The Five Ripley Novels by Patricia Highsmith
- The Talented Mr.Ripley
- Ripley Underground
- Ripley’s Game
- The Boy Who Followed Ripley
- Ripley Under Water
When I was a teenager, I half-heartedly learned French in school. The truth is that in my insular 1960’s world, France may have existed, but it was, to my mind, some kind of theme-park where the real world didn’t happen. The non-English-speaking world rarely appeared on television and was only as real as a novel. Then, in 1975, I went there and it exploded in my face. I’ve never gotten over it. A romantic dream come true.
That’s what I like about the Ripley novel’s. Either Highsmith had the same experience with Western Europe generally or she saw into my heart; I think the former. She herself moved to the Europe of my dreamy 1960’s-70’s and lived and eventually she died there. Most importantly, her amazing psychopathic Tom Ripley had my experience. He is a wannabe European, mesmerised by acting European, gobbling up language and culture at every turn, floating effortlessly between France, Germany, West-Berlin and Italy.
This is not Scandinavian gore.
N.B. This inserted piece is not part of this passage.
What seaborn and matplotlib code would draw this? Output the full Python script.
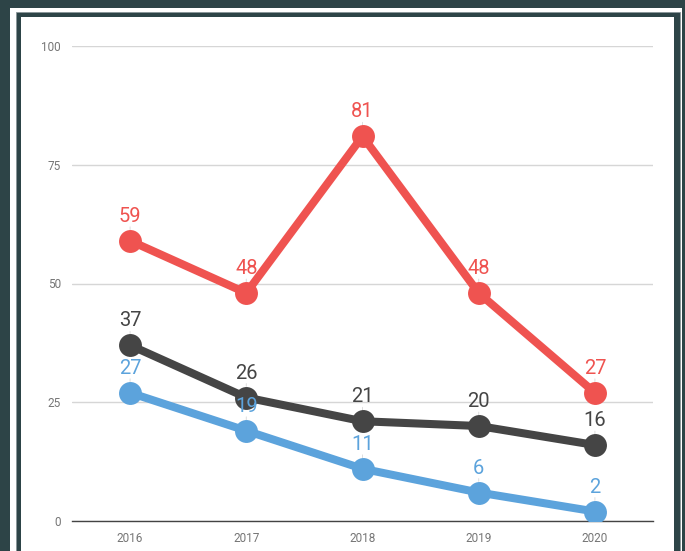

Ripley is not evil; he’s just self-obsessed. He’s self-educated and many readers, I think, find him sympathetic and care what happens to him. Highsmith’s style is to record all the banale details of his day, while revealing his thoughts and doubts, letting the tension that you know is there build until something happens. When it does, he doesn’t have a plan, he just muddles through. It could be me (minus the psychopathic tendencies of course, he-he).
Of course I can now see the warts in Europe too but the truth is: I’d rather not. I quite yearn for the feelings which that early explosion of discovery afforded me and reading Ripley quite stirs them up. It’s like a bit of time-travel back to a period when we were less sophisticated and working very hard at becoming so. Vive les années 70!!
I’ve read the entire series three times now and there’ll be a fourth time in a few years.